When the committee asked Pondei about the alleged N1.5bn spent on COVID-19 palliatives by the NDDC, he graciously corrected the honourable members by clarifying: “It was not N1.5bn please. The figure is shown clearly. It is N1.32bn.” He also revealed that the IMC had so far received about N72bn.

Forty-five minutes into his presentation, Hon. Enwo Igariwey, asked Pondei where the commission would get money to pay students on scholarship since the operation of the 2019 budget ended on May 31 and the 2020 budget had yet to be approved.

Perhaps giving Nollywood a run for its money, Pondei suddenly ‘slumped’ at this point and security agents carried him out, effectively derailing the session. Later, he strolled out of the NASS complex to be cosily chauffeured home.

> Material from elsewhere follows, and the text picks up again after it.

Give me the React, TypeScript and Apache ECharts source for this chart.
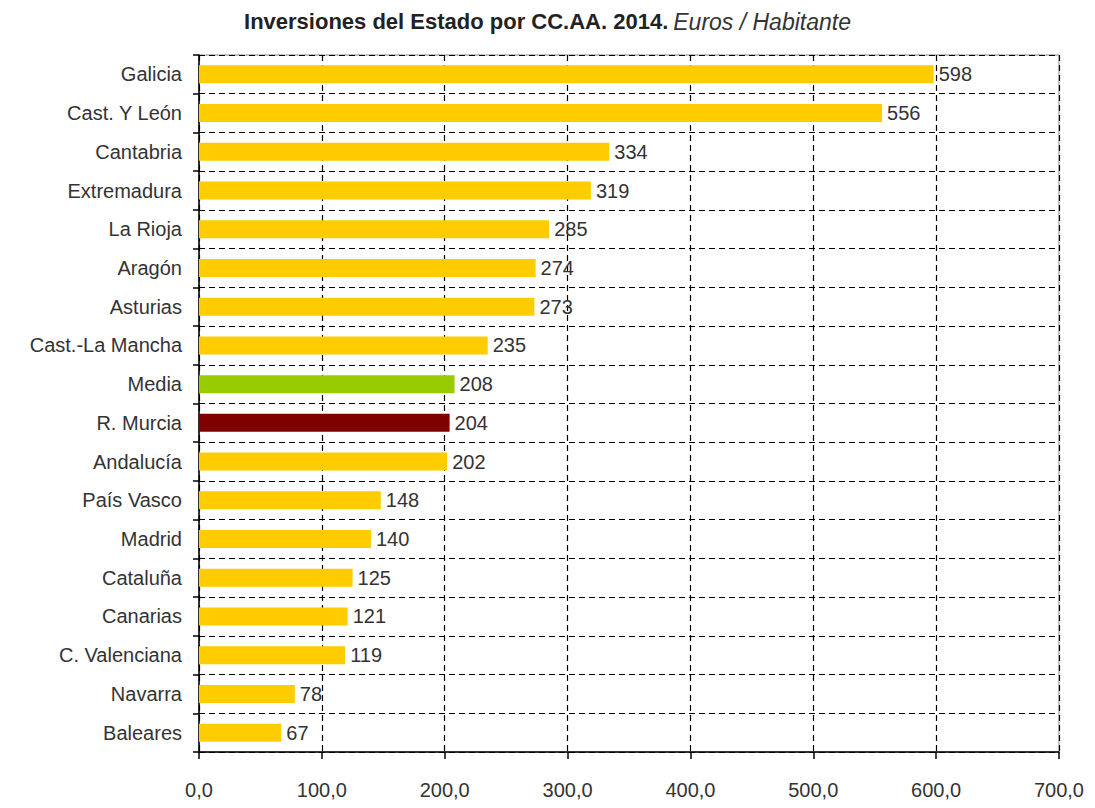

On his part, the Minister of Niger Delta Affairs, Senator Godswill Akpabio, who was interrogated on the committee’s resumption, accused members of the National Assembly of getting the lion’s share of NDDC’s contracts.

Defending the huge expenses of the commission during the pandemic lockdown, Akpabio said, “We cannot close down the Niger Delta, because of the security implication in the region. We cannot close down the NDDC, because of the fact that we are doing forensic audit.

“The NDDC plays a vital role in ensuring the peace and security of the region, and 90 per cent or more of the resources of the country, on a monthly basis, comes from there. If you close it in totality, all you will have will be chaos.”

Curiously, Senator Akpabio was to recant his bombshell allegation as Speaker Femi Gbajabiamila gave him 48 hours to publish names of lawmakers, who got NDDC contracts. Akpabio wrote to House later recanting his earlier assertion that members of the federal legislature were major beneficiaries of NDDC contracts.

For good measure, Akpabio was also enmeshed in a bawdy controversy with feisty “Port Harcourt girl” Mrs. Joy Nunieh, a former Acting Managing Director of the Interim Management Committee of NDDC, who claimed to have slapped Akpabio over inappropriate advances to her.

The common focus of regional development commissions or regional planning mechanisms is the integrated management of the economic, social and physical resources of a spatially bounded area. Regional development commissions and policies have been proposed and carried out since the beginnings of civilised human settlement.

But in the Niger Delta region, this effort has become a total failure. There is pretty little to show for their natural bounty and worse, zero consequence for extreme, treasonable high crime. For the region’s huddled masses, it’s yet morning on creation day. It is where human dreams die.